John Hillcoat’s new crime drama was originally called The Wettest County in the World but now goes by Lawless—a more generic moniker, perhaps, but a fitting one. Desperadoes have long fascinated this Aussie auteur, who previously transported us to a maximum-security prison (Ghosts…of the Civil Dead), a 19th-century Down Under (The Proposition) and a post-apocalyptic landscape (The Road). Add to that list Prohibition-era Virginia, an equally savage land where the moonshine flows as freely as spilled blood. Working again with screenwriter Nick Cave, Hillcoat dramatizes the supposedly true story of three bootlegging brothers (Tom Hardy, Shia LaBeouf and Jason Clarke) who spar with a corrupt Chicago lawman (Guy Pearce) looking to either poach their profits or run them out of business.

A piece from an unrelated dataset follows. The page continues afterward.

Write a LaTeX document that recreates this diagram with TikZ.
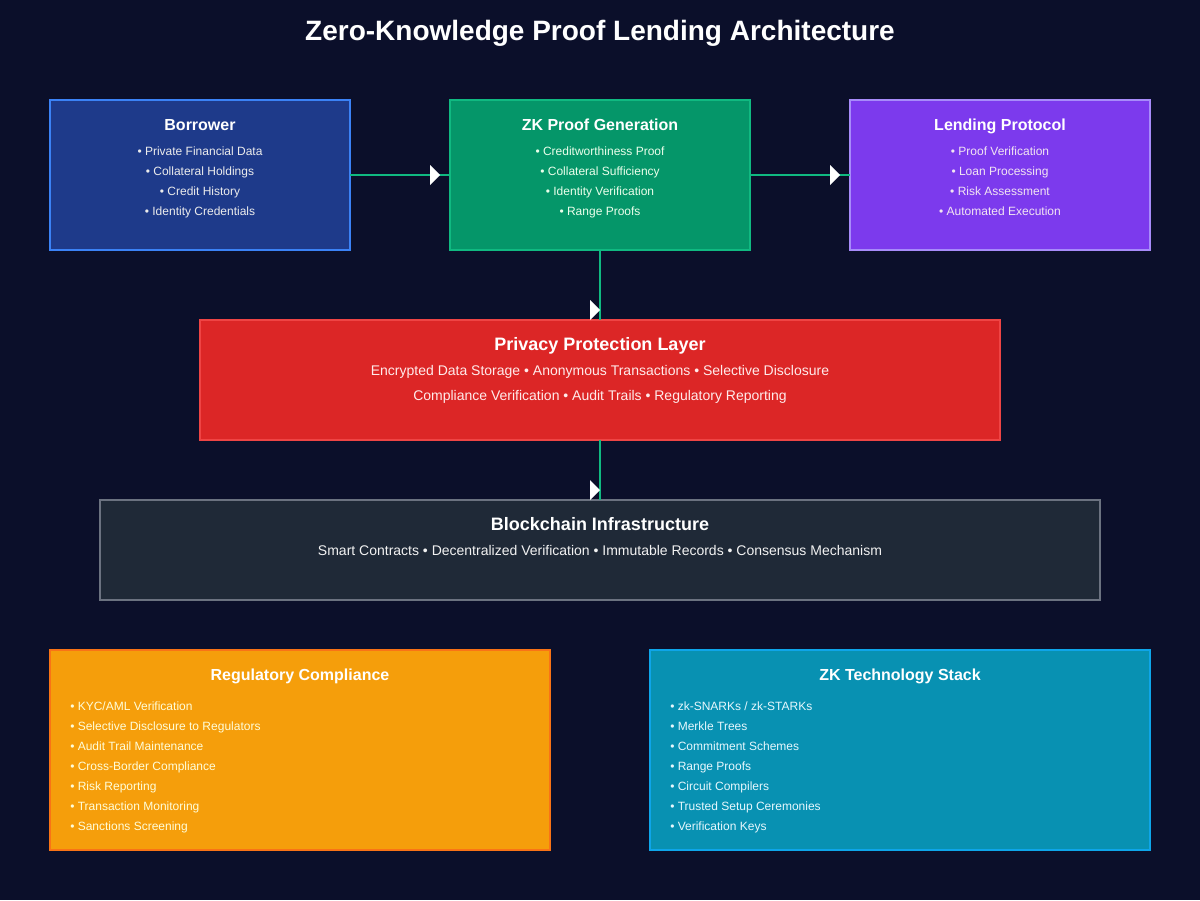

The filmmakers seem intoxicated by the milieu—not just its vintage cars and clothes, but also its spirit of unchecked barbarism. What they’re less interested in, evidently and unfortunately, is the story they’ve constructed around it. Despite several energizing scenes of period-specific violence—Gary Oldman going wild with a tommy gun, a horrifically unfunny tarring-and-feathering—Lawless never picks up much steam. It doesn’t help that our outlaw heroes lack personality: Hardy’s mumbling big brother is all gruff stoicism, while an outmatched LaBeouf seethes unconvincingly as the “runt of the litter.” (The boys’ respective love interests are played by Jessica Chastain and Mia Wasikowska, both completely wasted in nothing roles.) Only Pearce’s sneering dandy of a villain approximates the primal menace of Cave and Hillcoat’s The Proposition, a great outback oater truly worthy of the title Lawless.